Selon Philippe Delacourcelle, la Bourgogne de demain sera peut-être terre d’assemblage… Qui sait ?

 

Une victoire brillante : reconnaissance d’un morey-saint-denis premier cru en aligoté

Saviez-vous qu’une cuvée du domaine Ponsot en appellation Morey-Saint-Denis, est en fait un monocépage d’aligoté ? Il s’agit du Clos des Monts-Luisants. Ce clos couvre 11,32 hectares, dont 5,39 en premier cru. La parcelle d’aligoté qui subsiste se situe sur la partie supérieure du premier cru, couvrant 1 hectare depuis la fin du XIXe.

Après de longues démarches du domaine Ponsot, l’INAO a accepté en 2011 de conserver le classement de cette parcelle en premier cru plantée en aligoté. Avant la crise du phylloxéra, comme nous l’évoquions, l’aligoté avait une place de choix sur ce versant de la Côte. Si, dans toute la Bourgogne, c’est le chardonnay qui fut replanté en dépit des qualités de l’aligoté, William Ponsot s’est obstiné à conserver ces ceps centenaires, choix salué par l’INAO. La reconnaissance de ce morey-saint-denis est un bel accomplissement pour le domaine mais aussi la preuve de l’anoblissement de l’aligoté.

L’aligoté à travers le monde

Il est exagéré de faire de l’aligoté un cépage pratiquement oublié. En effet, il est reconnu à travers le monde pour sa fraîcheur, son adaptabilité et ses rendements. Il est le 10e cépage le plus planté au monde, pour une surface d’environ 20 000 hectares, c’est-à-dire 10 fois plus que sa surface française.

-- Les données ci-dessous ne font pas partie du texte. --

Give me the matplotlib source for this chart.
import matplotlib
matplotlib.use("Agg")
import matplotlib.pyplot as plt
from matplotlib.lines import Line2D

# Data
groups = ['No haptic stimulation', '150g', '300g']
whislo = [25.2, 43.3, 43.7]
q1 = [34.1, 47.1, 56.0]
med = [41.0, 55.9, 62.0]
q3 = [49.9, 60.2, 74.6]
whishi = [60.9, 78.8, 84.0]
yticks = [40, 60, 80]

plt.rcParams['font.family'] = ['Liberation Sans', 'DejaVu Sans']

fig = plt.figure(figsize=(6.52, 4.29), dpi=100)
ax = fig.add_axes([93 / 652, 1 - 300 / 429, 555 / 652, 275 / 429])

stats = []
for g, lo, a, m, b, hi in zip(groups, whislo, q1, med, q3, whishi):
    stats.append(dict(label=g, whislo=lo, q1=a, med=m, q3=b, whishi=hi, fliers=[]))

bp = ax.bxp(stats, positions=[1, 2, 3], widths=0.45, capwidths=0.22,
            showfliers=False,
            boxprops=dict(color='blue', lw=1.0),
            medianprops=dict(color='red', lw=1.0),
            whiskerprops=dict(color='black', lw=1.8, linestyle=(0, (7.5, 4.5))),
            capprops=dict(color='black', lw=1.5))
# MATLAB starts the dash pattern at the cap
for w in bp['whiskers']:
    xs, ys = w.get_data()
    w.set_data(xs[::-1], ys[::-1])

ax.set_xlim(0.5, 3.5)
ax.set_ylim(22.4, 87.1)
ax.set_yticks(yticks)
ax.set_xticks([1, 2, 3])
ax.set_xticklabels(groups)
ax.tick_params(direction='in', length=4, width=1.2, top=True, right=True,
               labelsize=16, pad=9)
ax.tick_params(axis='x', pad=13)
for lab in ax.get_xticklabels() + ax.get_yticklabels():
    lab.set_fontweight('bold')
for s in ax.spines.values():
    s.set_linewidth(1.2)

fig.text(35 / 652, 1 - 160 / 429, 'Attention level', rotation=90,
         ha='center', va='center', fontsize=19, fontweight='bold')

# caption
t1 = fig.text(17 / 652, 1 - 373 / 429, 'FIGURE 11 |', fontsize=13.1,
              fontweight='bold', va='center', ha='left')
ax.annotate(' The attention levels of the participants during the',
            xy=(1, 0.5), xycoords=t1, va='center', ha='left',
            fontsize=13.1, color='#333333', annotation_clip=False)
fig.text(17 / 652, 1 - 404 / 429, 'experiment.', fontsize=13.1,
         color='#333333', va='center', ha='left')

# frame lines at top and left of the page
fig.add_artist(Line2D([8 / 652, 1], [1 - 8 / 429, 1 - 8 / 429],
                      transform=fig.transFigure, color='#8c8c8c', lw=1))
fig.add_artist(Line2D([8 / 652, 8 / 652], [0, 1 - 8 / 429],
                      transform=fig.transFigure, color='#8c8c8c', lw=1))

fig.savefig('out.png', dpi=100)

Ainsi, on le retrouve dans le Pays de Vaud et dans le Valais en Suisse, en Roumanie ou en Ukraine, mais également dans le nord du continent américain dans les États de Washington et de New York puisqu’il apprécie la fraîcheur.

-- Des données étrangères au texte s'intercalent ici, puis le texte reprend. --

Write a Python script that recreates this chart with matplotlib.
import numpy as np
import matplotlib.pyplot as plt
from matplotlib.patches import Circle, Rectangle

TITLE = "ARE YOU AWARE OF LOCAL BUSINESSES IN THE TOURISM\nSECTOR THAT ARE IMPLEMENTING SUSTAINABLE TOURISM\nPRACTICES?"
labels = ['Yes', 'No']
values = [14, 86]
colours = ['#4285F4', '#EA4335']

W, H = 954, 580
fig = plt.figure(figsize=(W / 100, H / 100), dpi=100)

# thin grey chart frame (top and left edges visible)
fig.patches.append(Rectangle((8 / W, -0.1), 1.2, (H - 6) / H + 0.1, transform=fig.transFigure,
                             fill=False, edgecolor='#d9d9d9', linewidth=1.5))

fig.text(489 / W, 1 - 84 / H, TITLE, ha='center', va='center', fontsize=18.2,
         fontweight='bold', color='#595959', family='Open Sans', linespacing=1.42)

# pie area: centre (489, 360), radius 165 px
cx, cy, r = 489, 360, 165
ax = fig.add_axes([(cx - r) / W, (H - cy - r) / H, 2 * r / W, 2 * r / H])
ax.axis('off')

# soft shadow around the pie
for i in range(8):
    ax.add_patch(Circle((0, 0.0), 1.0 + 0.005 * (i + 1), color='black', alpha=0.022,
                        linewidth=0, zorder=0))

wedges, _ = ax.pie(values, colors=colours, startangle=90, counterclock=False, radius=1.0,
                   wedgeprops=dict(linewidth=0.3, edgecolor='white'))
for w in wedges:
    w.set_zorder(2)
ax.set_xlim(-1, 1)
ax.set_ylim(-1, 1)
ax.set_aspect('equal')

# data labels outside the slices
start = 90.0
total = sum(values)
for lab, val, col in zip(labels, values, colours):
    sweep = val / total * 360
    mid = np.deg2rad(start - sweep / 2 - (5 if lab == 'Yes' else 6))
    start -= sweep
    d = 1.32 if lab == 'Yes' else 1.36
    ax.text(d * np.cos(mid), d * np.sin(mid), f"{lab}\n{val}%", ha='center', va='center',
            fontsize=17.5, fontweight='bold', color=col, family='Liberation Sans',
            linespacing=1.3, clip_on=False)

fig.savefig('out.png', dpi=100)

De belles dégustations en perspective

Nous vous invitons à laisser l’aligoté vous livrer ces notes fraîches et ciselées à travers des cuvées phares qui n’ont pas à rougir face aux autres bourgognes, bien au contraire. Le bouzeron de De Villaine est une porte d’entrée prestigieuse pour découvrir ce cépage, mais il en existe d’autres, comme les bourgogne aligoté de Pierre Boisson ou de Clotilde Davenne. Laissez-vous porter par l’exigence fine que ces vignerons ont mis dans leur savoir-faire au service de ce cépage. Celui-ci, assurément, à de belles heures à venir.

Santé !


[1] À préciser que l’AOP n’existait pas encore à cette époque.